Michael Rosenberg was listening to The Lone Ranger on the radio when his entire world crumbled. The seven-year-old was engrossed in his favorite program in the summer of 1950 when men burst into his New York apartment and took away his father. Soon, his mother was under arrest, too.
His parents were none other than Julius and Ethel Rosenberg, and they were accused of being Russian spies who passed on secret information about nuclear technology as the Cold War kicked into high gear. The arrests started a chain of events that would lead to their execution. But it also changed the life of Michael and his brother Robert forever.
Their story didn’t end with their parents’ deaths. Rather, the executions put them on a path of pain. As the children of America’s most notorious Red Scare-era figures, they were associated with their parents’ supposed crimes. And as they grew, they went on a dramatic search for answers—a search that opened up even more questions about their parents’ past.
Neither child had any conception that their parents might be Soviet spies. Their childhood in New York City was typical of its time, and both Michael and Robert remember parents who were energetic, affectionate and happy. That all changed in 1950 when Julius and Ethel were indicted for 11 acts of espionage. Both pleaded not guilty, but were convicted and sentenced to be executed.
Meanwhile, Robert and Michael were left without parents. Three and seven years old at the time, they were first sent to live with their grandmother. But as the case became a national phenomenon, she tried to send them to other relatives—all of whom refused to take them in.
"We were the children of Communist spies,” Robert told 60 Minutes in 2016. Being the Rosenberg’s children in 1950 was almost like being Osama bin Laden’s kids here after 9/11.”
When nobody offered to take them in, the boys were taken to the Hebrew Children’s Home in the Bronx—effectively an orphanage.
“I’m sure that it won’t be long before you’ll get used to your new home,” Julius wrote Michael in November 1950 after they moved to the Hebrew Children’s Home. “Darling don’t worry about a thing.”

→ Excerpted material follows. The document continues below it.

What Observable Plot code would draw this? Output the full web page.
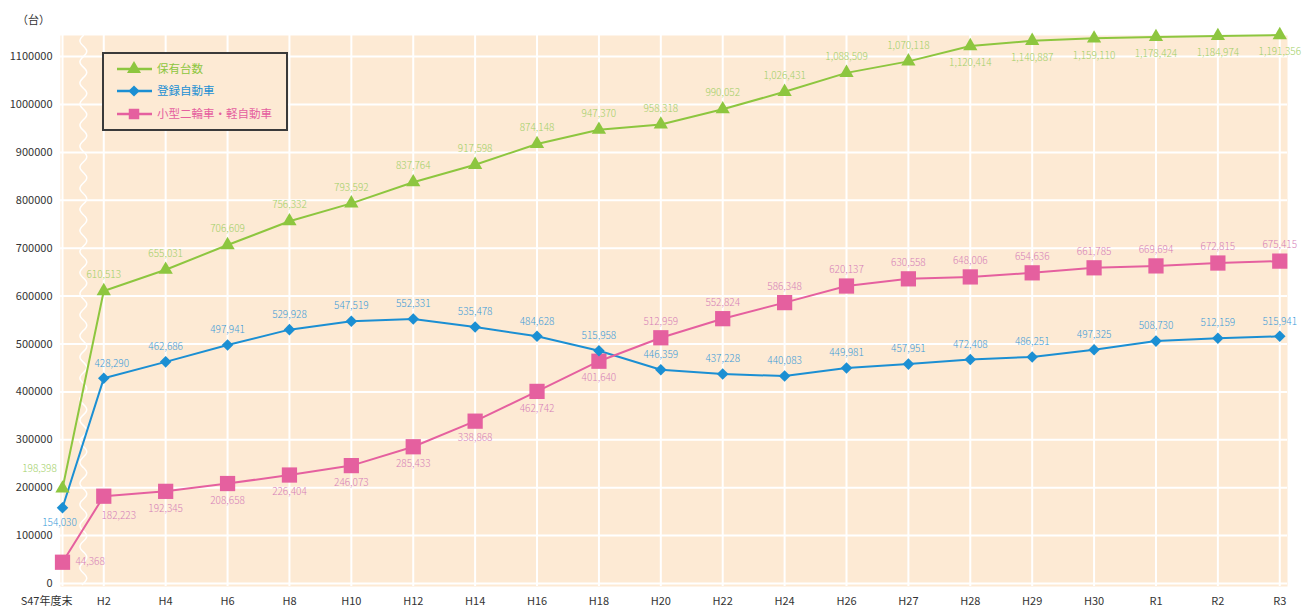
<!DOCTYPE html>
<html>
<head>
<meta charset="utf-8">
<script src="https://cdn.jsdelivr.net/npm/d3@7"></script>
<script src="https://cdn.jsdelivr.net/npm/@observablehq/plot@0.6"></script>
<style>
  body { margin: 0; background: #ffffff; font-family: "Noto Sans CJK JP", "Noto Sans", sans-serif; }
  #wrap { position: relative; width: 1302px; height: 610px; }
  #unit { position: absolute; left: 17px; top: 11px; font-size: 11px; color: #333; }
  #legend { position: absolute; left: 102px; top: 52px; width: 182px; height: 75px; border: 2px solid #3a3a3a; background: #fdead4; }
  #legend svg { display: block; }
</style>
</head>
<body>
<div id="wrap">
  <div id="chart"></div>
  <div id="unit">（台）</div>
  <div id="legend"></div>
</div>
<script>
// ---- data ----
const categories = ["S47年度末","H2","H4","H6","H8","H10","H12","H14","H16","H18","H20","H22","H24","H26","H27","H28","H29","H30","R1","R2","R3"];
const seriesNames = ["保有台数","登録自動車","小型二輪車・軽自動車"];

const totalValues = [198398, 610513, 655031, 706609, 756332, 793592, 837764, 874148, 917598, 947370, 958318, 990052, 1026431, 1066000, 1090000, 1122000, 1133000, 1138000, 1141000, 1143000, 1145000];
const totalLabels = ["198,398","610,513","655,031","706,609","756,332","793,592","837,764","917,598","874,148","947,370","958,318","990,052","1,026,431","1,088,509","1,070,118","1,120,414","1,140,887","1,159,110","1,178,424","1,184,974","1,191,356"];

const registeredValues = [158000, 428290, 462686, 497941, 529928, 547519, 552331, 535478, 516000, 486000, 446359, 437228, 433000, 449981, 457951, 467500, 473000, 488000, 506000, 512159, 515941];
const registeredLabels = ["154,030","428,290","462,686","497,941","529,928","547,519","552,331","535,478","484,628","515,958","446,359","437,228","440,083","449,981","457,951","472,408","486,251","497,325","508,730","512,159","515,941"];

const lightValues = [44368, 182223, 192345, 208658, 226404, 246073, 285433, 338868, 401000, 464000, 512959, 552824, 586348, 621000, 636000, 640000, 648500, 659000, 663000, 669000, 673000];
const lightLabels = ["44,368","182,223","192,345","208,658","226,404","246,073","285,433","338,868","462,742","401,640","512,959","552,824","586,348","620,137","630,558","648,006","654,636","661,785","669,694","672,815","675,415"];

const yTicks = [0,100000,200000,300000,400000,500000,600000,700000,800000,900000,1000000,1100000];

// ---- styles ----
const lineColors = ["#8dc63f", "#1b8fd3", "#e5609f"];
const labelColors = ["#a2cf66", "#3a9ad9", "#d680b8"];
const symbols = ["triangle", "diamond2", "square"];
const symbolR = [5.3, 5.2, 8.6];
const bg = "#fdead4";

// x position: the first year sits closer (axis break)
const xPos = categories.map((c, i) => i === 0 ? 1/3 : i);
const xLabel = new Map(xPos.map((x, i) => [x, categories[i]]));

const allValues = [totalValues, registeredValues, lightValues];
const allLabels = [totalLabels, registeredLabels, lightLabels];
const rows = [];
allValues.forEach((vals, k) => vals.forEach((v, i) => rows.push({k, i, x: xPos[i], v, label: allLabels[k][i]})));
const S = k => rows.filter(d => d.k === k);

// decorative break squiggle
const wave = d3.range(1144000, -6400, -6000).map(y => ({y, x: 0.67 + 0.055 * Math.sin(y / 44000 * 2 * Math.PI)}));

const fontFamily = '"Noto Sans CJK JP", "Noto Sans", sans-serif';
const txt = (data, k, o) => Plot.text(data, {x: "x", y: "v", text: "label", fill: labelColors[k], fontSize: 10, fontWeight: 300, ...o});

const marks = [
  Plot.frame({fill: bg, stroke: "none"}),
  Plot.ruleY(yTicks, {stroke: "#ffffff", strokeWidth: 2}),
  Plot.ruleX(xPos, {stroke: "#ffffff", strokeWidth: 2}),
  Plot.line(wave, {x: "x", y: "y", stroke: "#ffffff", strokeWidth: 1.5, curve: "natural"}),
  Plot.axisY({ticks: yTicks, tickFormat: d3.format("d"), tickSize: 0, tickPadding: 8, fontSize: 11, color: "#333", label: null}),
  Plot.axisX({ticks: [xPos[0]], tickFormat: d => xLabel.get(d), tickSize: 0, tickPadding: 11, dx: -16, fontSize: 11, color: "#333", label: null}),
  Plot.axisX({ticks: xPos.slice(1), tickFormat: d => xLabel.get(d), tickSize: 0, tickPadding: 11, fontSize: 11, color: "#333", label: null})
];
[0, 1, 2].forEach(k => {
  marks.push(Plot.line(S(k), {x: "x", y: "v", stroke: lineColors[k], strokeWidth: 2}));
});
[2, 1, 0].forEach(k => {
  marks.push(Plot.dot(S(k), {x: "x", y: "v", symbol: symbols[k], r: symbolR[k], fill: lineColors[k], stroke: "none"}));
});
// labels: total
marks.push(txt(S(0).filter(d => d.i === 0), 0, {dx: -23, dy: -20}));
marks.push(txt(S(0).filter(d => d.i >= 1 && d.i <= 14), 0, {dy: -16}));
marks.push(txt(S(0).filter(d => d.i >= 15), 0, {dy: 17}));
// labels: registered
marks.push(txt(S(1).filter(d => d.i === 0), 1, {dx: -3, dy: 15}));
marks.push(txt(S(1).filter(d => d.i === 1), 1, {dx: 8, dy: -15}));
marks.push(txt(S(1).filter(d => d.i >= 2), 1, {dy: -15}));
// labels: light vehicles
marks.push(txt(S(2).filter(d => d.i === 0), 2, {dx: 13, textAnchor: "start"}));
marks.push(txt(S(2).filter(d => d.i === 1), 2, {dx: 15, dy: 20}));
marks.push(txt(S(2).filter(d => d.i >= 2 && d.i <= 9), 2, {dy: 17}));
marks.push(txt(S(2).filter(d => d.i >= 10), 2, {dy: -16}));

const chart = Plot.plot({
  width: 1302,
  height: 610,
  marginLeft: 60,
  marginRight: 15,
  marginTop: 35,
  marginBottom: 24,
  style: {fontFamily, background: "transparent", overflow: "visible"},
  x: {type: "linear", domain: [0.301, 20.125], axis: null},
  y: {domain: [-6300, 1144000], axis: null},
  marks
});
document.getElementById("chart").appendChild(chart);

// ---- legend ----
const lg = d3.select("#legend").append("svg").attr("width", 182).attr("height", 75);
const rowY = [15, 37, 60];
seriesNames.forEach((name, k) => {
  const g = lg.append("g").attr("transform", `translate(0,${rowY[k]})`);
  g.append("line").attr("x1", 13).attr("x2", 48).attr("y1", 0).attr("y2", 0)
    .attr("stroke", lineColors[k]).attr("stroke-width", 2.5);
  const sym = [d3.symbolTriangle, d3.symbolDiamond2, d3.symbolSquare][k];
  const size = [85, 80, 110][k];
  g.append("path").attr("d", d3.symbol(sym, size)()).attr("transform", "translate(30,0)").attr("fill", lineColors[k]);
  g.append("text").attr("x", 53).attr("y", 0).attr("dy", "0.35em")
    .attr("font-size", 11.5).attr("fill", lineColors[k]).attr("font-family", fontFamily).text(name);
});
</script>
</body>
</html>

But despite the encouraging tone of their parents’ letters, things were not all right. They would never be reunited with their parents, who were convicted and sentenced to the electric chair. The boys visited their parents in Sing Sing prison, where they looked over the electric chair and asked their parents if they were really innocent. Of course they were, they reassured them. Meanwhile, despite an international attempt to stay the execution, all of their appeals for mercy were denied.
When the Rosenbergs were executed, their sons were playing catch at the home of a family friend. They were six and ten years old. The boys were now Cold War orphans, and they were almost as infamous as their parents.
But to a group of sympathetic Americans, the Rosenbergs were seen in a different light. These supporters felt that the Rosenberg trial was an attempt to suppress progressive thinkers in an era increasingly dominated by a Communist scare. One of them was Abel Meeropol, a public school English teacher and former Communist Party member who was also the author of the lyrics to “Strange Fruit.” Meeropol and his wife, who did not have children, met the Rosenberg boys at a party at the home of W.E.B. Du Bois and took them in a week later. Eventually, they adopted them.
But though Michael and Robert—now Meeropol—went on to live successful lives as college professors, they couldn’t shake their parents’ reassurances that they were innocent. After living in what amounted to hiding for years, they embraced their true identities and began to reinvestigate their parents’ case. Together, they sued the CIA and FBI under the Freedom of Information Act. After a lengthy legal battle, they got the files and scoured through them for evidence of their parents’ innocence.
But as they reconstructed the evidence on their parents, they came to the agonizing conclusion that their father wasn't innocent after all. A growing amount of evidence points to Julius Rosenberg as a busy—and successful—recruiter of Soviet spies. The network he helped create stole information on all kinds of military technology. But his sons believe that though Julius did steal nuclear secrets, the information wasn’t of much value.
They’re even firmer on their mother’s innocence. Ethel’s brother, David Greenglass, was instrumental in her conviction, telling a grand jury that she typed up Julius’ notes. But later in life, Greenglass recanted and said he had made up the charges to protect his family. The Meeropol brothers believe that their father was executed on the basis of a trumped-up charge and that their mother was entirely innocent.
Now, they want their mother to be exonerated. But though they’ve petitioned the government to exonerate her, she’s never been pardoned. Nor has the government ever admitted that Julius Rosenberg didn’t pass on the kinds of secrets for which he was convicted. And so the saga of the Rosenberg orphans continues—as unsatisfying and unresolved as ever.